(To do):
Can you restate the lines of the entries below, word for word, from the first one through the line that includes "import * as"?

(Entries shown):

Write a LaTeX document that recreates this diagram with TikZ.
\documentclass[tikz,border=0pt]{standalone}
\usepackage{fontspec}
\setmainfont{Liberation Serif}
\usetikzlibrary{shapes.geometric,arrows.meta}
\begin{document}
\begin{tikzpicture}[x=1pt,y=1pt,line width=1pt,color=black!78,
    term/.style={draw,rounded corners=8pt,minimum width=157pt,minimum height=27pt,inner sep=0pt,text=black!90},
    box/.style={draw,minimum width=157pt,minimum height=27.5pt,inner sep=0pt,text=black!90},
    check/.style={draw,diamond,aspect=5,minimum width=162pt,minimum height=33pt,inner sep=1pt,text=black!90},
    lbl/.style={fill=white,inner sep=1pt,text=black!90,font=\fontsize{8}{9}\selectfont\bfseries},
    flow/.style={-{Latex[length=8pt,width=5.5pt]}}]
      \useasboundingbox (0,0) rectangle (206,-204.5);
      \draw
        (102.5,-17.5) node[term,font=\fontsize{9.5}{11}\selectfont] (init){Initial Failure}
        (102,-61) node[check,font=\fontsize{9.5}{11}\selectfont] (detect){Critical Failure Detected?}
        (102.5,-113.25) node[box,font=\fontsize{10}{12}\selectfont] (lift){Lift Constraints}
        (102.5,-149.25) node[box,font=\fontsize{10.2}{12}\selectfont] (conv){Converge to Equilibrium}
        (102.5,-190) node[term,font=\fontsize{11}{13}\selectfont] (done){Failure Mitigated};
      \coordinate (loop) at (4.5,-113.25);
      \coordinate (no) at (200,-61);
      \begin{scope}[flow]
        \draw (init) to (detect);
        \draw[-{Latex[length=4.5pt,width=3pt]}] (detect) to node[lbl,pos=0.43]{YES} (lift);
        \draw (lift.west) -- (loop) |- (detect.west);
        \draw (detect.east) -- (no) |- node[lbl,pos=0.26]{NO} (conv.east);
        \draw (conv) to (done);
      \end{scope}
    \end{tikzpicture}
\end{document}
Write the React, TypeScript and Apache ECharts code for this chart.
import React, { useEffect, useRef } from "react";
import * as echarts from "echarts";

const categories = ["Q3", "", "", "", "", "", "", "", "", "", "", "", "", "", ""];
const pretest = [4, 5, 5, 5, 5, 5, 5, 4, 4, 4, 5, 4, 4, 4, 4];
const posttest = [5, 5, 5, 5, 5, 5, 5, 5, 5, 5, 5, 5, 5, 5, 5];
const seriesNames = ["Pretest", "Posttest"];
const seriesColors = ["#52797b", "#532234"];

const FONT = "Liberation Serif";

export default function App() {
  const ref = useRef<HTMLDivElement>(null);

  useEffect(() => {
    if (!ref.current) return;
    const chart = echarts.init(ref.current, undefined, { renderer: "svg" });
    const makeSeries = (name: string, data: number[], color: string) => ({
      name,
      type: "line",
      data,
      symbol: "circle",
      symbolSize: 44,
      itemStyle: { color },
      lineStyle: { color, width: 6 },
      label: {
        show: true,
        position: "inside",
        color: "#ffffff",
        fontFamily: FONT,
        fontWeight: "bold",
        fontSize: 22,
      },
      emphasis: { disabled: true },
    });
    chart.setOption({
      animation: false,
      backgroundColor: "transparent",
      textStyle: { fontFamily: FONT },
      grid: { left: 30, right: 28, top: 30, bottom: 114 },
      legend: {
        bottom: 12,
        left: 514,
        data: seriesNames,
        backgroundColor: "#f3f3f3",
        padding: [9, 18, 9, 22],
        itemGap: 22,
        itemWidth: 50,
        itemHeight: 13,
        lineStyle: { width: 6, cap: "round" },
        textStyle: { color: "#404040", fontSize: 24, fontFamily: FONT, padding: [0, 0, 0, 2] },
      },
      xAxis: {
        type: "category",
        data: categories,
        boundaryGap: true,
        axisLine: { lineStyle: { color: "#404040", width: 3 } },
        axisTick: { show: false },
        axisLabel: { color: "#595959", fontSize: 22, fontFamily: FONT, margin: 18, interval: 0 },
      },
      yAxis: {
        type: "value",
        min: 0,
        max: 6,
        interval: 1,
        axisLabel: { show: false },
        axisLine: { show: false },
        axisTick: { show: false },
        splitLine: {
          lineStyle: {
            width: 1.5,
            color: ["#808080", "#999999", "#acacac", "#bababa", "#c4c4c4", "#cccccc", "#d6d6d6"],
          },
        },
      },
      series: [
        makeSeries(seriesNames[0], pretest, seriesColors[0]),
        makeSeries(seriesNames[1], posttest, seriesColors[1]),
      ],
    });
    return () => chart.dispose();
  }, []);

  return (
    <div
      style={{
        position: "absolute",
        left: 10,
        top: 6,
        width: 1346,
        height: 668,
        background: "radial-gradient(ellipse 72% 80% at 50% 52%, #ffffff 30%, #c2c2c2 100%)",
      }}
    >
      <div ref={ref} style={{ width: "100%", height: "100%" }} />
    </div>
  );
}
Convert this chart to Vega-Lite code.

(Answer to this task):
Write a LaTeX document that recreates this diagram with TikZ.
\documentclass[tikz,border=0pt]{standalone}
\usepackage{fontspec}
\setmainfont{Liberation Serif}
\usetikzlibrary{shapes.geometric,arrows.meta}
\begin{document}
\begin{tikzpicture}[x=1pt,y=1pt,line width=1pt,color=black!78,
    term/.style={draw,rounded corners=8pt,minimum width=157pt,minimum height=27pt,inner sep=0pt,text=black!90},
    box/.style={draw,minimum width=157pt,minimum height=27.5pt,inner sep=0pt,text=black!90},
    check/.style={draw,diamond,aspect=5,minimum width=162pt,minimum height=33pt,inner sep=1pt,text=black!90},
    lbl/.style={fill=white,inner sep=1pt,text=black!90,font=\fontsize{8}{9}\selectfont\bfseries},
    flow/.style={-{Latex[length=8pt,width=5.5pt]}}]
      \useasboundingbox (0,0) rectangle (206,-204.5);
      \draw
        (102.5,-17.5) node[term,font=\fontsize{9.5}{11}\selectfont] (init){Initial Failure}
        (102,-61) node[check,font=\fontsize{9.5}{11}\selectfont] (detect){Critical Failure Detected?}
        (102.5,-113.25) node[box,font=\fontsize{10}{12}\selectfont] (lift){Lift Constraints}
        (102.5,-149.25) node[box,font=\fontsize{10.2}{12}\selectfont] (conv){Converge to Equilibrium}
        (102.5,-190) node[term,font=\fontsize{11}{13}\selectfont] (done){Failure Mitigated};
      \coordinate (loop) at (4.5,-113.25);
      \coordinate (no) at (200,-61);
      \begin{scope}[flow]
        \draw (init) to (detect);
        \draw[-{Latex[length=4.5pt,width=3pt]}] (detect) to node[lbl,pos=0.43]{YES} (lift);
        \draw (lift.west) -- (loop) |- (detect.west);
        \draw (detect.east) -- (no) |- node[lbl,pos=0.26]{NO} (conv.east);
        \draw (conv) to (done);
      \end{scope}
    \end{tikzpicture}
\end{document}
Write the React, TypeScript and Apache ECharts code for this chart.
import React, { useEffect, useRef } from "react";
import * as echarts from "echarts";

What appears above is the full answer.